** start **

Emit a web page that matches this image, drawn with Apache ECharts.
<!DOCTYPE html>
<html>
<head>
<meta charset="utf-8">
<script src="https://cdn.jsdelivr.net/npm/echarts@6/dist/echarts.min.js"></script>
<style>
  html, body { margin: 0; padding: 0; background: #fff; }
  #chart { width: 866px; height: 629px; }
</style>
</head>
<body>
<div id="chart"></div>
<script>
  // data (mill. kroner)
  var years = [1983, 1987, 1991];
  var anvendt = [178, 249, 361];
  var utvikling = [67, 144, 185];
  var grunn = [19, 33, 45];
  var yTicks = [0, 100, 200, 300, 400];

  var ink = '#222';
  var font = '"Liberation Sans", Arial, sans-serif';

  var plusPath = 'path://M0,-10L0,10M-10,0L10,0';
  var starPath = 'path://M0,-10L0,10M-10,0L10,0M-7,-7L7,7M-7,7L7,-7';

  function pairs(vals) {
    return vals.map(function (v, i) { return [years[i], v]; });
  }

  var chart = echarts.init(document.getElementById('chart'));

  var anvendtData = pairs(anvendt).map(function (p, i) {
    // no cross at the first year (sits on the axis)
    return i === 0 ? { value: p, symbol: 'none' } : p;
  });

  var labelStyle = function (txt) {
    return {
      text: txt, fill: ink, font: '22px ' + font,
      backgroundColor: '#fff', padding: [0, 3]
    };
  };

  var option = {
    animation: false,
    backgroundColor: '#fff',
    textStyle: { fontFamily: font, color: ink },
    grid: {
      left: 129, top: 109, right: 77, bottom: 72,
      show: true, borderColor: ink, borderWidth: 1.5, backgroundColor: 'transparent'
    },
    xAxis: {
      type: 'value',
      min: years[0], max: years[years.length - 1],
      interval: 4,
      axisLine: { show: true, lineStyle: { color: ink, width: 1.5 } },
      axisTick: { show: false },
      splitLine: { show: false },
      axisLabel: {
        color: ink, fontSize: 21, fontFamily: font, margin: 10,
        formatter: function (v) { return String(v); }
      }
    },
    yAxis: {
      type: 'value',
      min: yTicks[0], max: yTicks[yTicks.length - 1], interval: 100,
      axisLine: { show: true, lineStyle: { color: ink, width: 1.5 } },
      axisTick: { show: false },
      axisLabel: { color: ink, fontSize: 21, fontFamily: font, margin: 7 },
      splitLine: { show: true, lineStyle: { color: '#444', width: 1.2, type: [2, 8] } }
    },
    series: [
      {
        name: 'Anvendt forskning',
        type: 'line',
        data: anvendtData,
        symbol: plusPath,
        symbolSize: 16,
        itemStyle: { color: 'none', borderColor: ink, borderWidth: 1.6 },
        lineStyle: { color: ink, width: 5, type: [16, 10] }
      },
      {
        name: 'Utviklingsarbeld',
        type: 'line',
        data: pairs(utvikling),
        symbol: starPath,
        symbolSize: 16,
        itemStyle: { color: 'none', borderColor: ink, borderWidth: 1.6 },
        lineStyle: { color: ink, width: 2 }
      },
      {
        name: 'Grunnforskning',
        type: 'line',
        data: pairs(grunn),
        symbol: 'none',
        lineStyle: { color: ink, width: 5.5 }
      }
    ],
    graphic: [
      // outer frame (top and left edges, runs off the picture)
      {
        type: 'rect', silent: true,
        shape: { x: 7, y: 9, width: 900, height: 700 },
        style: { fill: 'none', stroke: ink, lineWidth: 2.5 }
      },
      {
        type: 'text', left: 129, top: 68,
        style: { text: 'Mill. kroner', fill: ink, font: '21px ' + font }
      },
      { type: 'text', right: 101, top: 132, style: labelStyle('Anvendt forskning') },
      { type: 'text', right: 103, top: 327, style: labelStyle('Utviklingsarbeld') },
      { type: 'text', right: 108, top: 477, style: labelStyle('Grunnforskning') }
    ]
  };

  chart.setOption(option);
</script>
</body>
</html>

** end **

Task to complete =
Write the entire listing out again, word for word.

Solution below =
Emit a web page that matches this image, drawn with Apache ECharts.
<!DOCTYPE html>
<html>
<head>
<meta charset="utf-8">
<script src="https://cdn.jsdelivr.net/npm/echarts@6/dist/echarts.min.js"></script>
<style>
  html, body { margin: 0; padding: 0; background: #fff; }
  #chart { width: 866px; height: 629px; }
</style>
</head>
<body>
<div id="chart"></div>
<script>
  // data (mill. kroner)
  var years = [1983, 1987, 1991];
  var anvendt = [178, 249, 361];
  var utvikling = [67, 144, 185];
  var grunn = [19, 33, 45];
  var yTicks = [0, 100, 200, 300, 400];

  var ink = '#222';
  var font = '"Liberation Sans", Arial, sans-serif';

  var plusPath = 'path://M0,-10L0,10M-10,0L10,0';
  var starPath = 'path://M0,-10L0,10M-10,0L10,0M-7,-7L7,7M-7,7L7,-7';

  function pairs(vals) {
    return vals.map(function (v, i) { return [years[i], v]; });
  }

  var chart = echarts.init(document.getElementById('chart'));

  var anvendtData = pairs(anvendt).map(function (p, i) {
    // no cross at the first year (sits on the axis)
    return i === 0 ? { value: p, symbol: 'none' } : p;
  });

  var labelStyle = function (txt) {
    return {
      text: txt, fill: ink, font: '22px ' + font,
      backgroundColor: '#fff', padding: [0, 3]
    };
  };

  var option = {
    animation: false,
    backgroundColor: '#fff',
    textStyle: { fontFamily: font, color: ink },
    grid: {
      left: 129, top: 109, right: 77, bottom: 72,
      show: true, borderColor: ink, borderWidth: 1.5, backgroundColor: 'transparent'
    },
    xAxis: {
      type: 'value',
      min: years[0], max: years[years.length - 1],
      interval: 4,
      axisLine: { show: true, lineStyle: { color: ink, width: 1.5 } },
      axisTick: { show: false },
      splitLine: { show: false },
      axisLabel: {
        color: ink, fontSize: 21, fontFamily: font, margin: 10,
        formatter: function (v) { return String(v); }
      }
    },
    yAxis: {
      type: 'value',
      min: yTicks[0], max: yTicks[yTicks.length - 1], interval: 100,
      axisLine: { show: true, lineStyle: { color: ink, width: 1.5 } },
      axisTick: { show: false },
      axisLabel: { color: ink, fontSize: 21, fontFamily: font, margin: 7 },
      splitLine: { show: true, lineStyle: { color: '#444', width: 1.2, type: [2, 8] } }
    },
    series: [
      {
        name: 'Anvendt forskning',
        type: 'line',
        data: anvendtData,
        symbol: plusPath,
        symbolSize: 16,
        itemStyle: { color: 'none', borderColor: ink, borderWidth: 1.6 },
        lineStyle: { color: ink, width: 5, type: [16, 10] }
      },
      {
        name: 'Utviklingsarbeld',
        type: 'line',
        data: pairs(utvikling),
        symbol: starPath,
        symbolSize: 16,
        itemStyle: { color: 'none', borderColor: ink, borderWidth: 1.6 },
        lineStyle: { color: ink, width: 2 }
      },
      {
        name: 'Grunnforskning',
        type: 'line',
        data: pairs(grunn),
        symbol: 'none',
        lineStyle: { color: ink, width: 5.5 }
      }
    ],
    graphic: [
      // outer frame (top and left edges, runs off the picture)
      {
        type: 'rect', silent: true,
        shape: { x: 7, y: 9, width: 900, height: 700 },
        style: { fill: 'none', stroke: ink, lineWidth: 2.5 }
      },
      {
        type: 'text', left: 129, top: 68,
        style: { text: 'Mill. kroner', fill: ink, font: '21px ' + font }
      },
      { type: 'text', right: 101, top: 132, style: labelStyle('Anvendt forskning') },
      { type: 'text', right: 103, top: 327, style: labelStyle('Utviklingsarbeld') },
      { type: 'text', right: 108, top: 477, style: labelStyle('Grunnforskning') }
    ]
  };

  chart.setOption(option);
</script>
</body>
</html>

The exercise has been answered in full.